By act of Congress the Director of the U.S. Government Publishing Office (GPO) is authorized to determine the form and style of Government printing. The Style Manual is the product of many years of public printing experience, and its rules are based on principles of good usage and custom in the printing trade.
Editors and writers whose disciplines have taught them aspects of style different from rules followed in this Manual will appreciate the difficulty of establishing a single standard. The Style Manual has served Federal printers since 1894, and with each new edition, the traditions of printing and graphic arts are carried forward into new technologies.
Essentially, the Style Manual is a standardization device designed to achieve uniform word and type treatment, and aiming for economy of word use. Such rules as are laid down for the submission of copy to the GPO point to the most economical manner for the preparation and typesetting of manuscript. Following such rules eliminates additional chargeable processing by the GPO.

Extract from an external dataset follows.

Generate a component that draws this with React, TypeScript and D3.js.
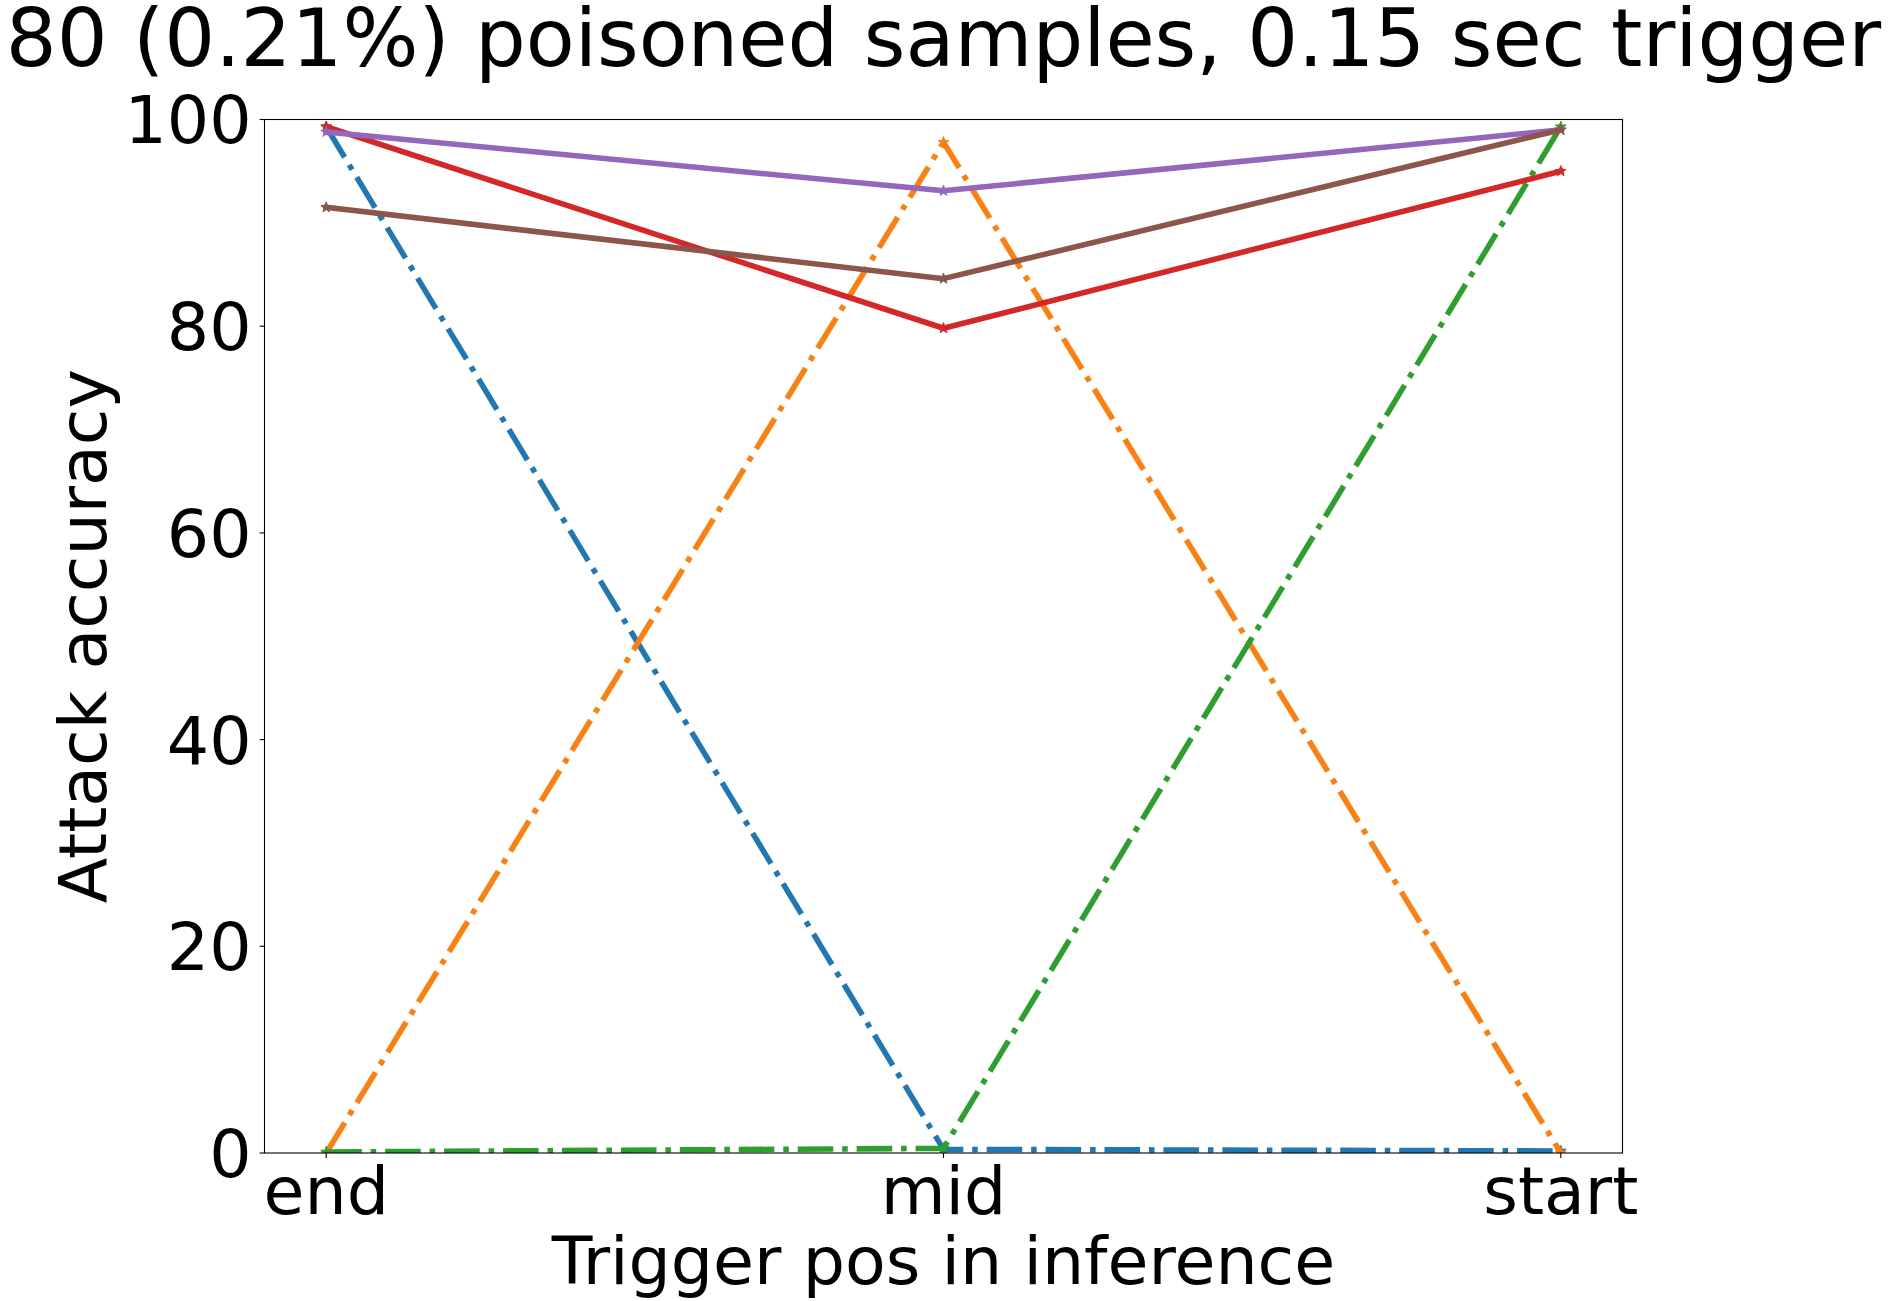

It should be remembered that the Style Manual is primarily a GPO printer's stylebook. Easy rules of grammar cannot be prescribed, for it is assumed that editors are versed in correct expression. As a printer's book, it necessarily uses terms that are obvious to those skilled in the graphic arts. A glossary of such printing terms to be complete would unnecessarily burden the Manual.
Its rules cannot be regarded as rigid, for the printed word assumes many shapes and variations in type presentation. An effort has been made to provide complete coverage of those elements that enter into the translation of manuscript into type.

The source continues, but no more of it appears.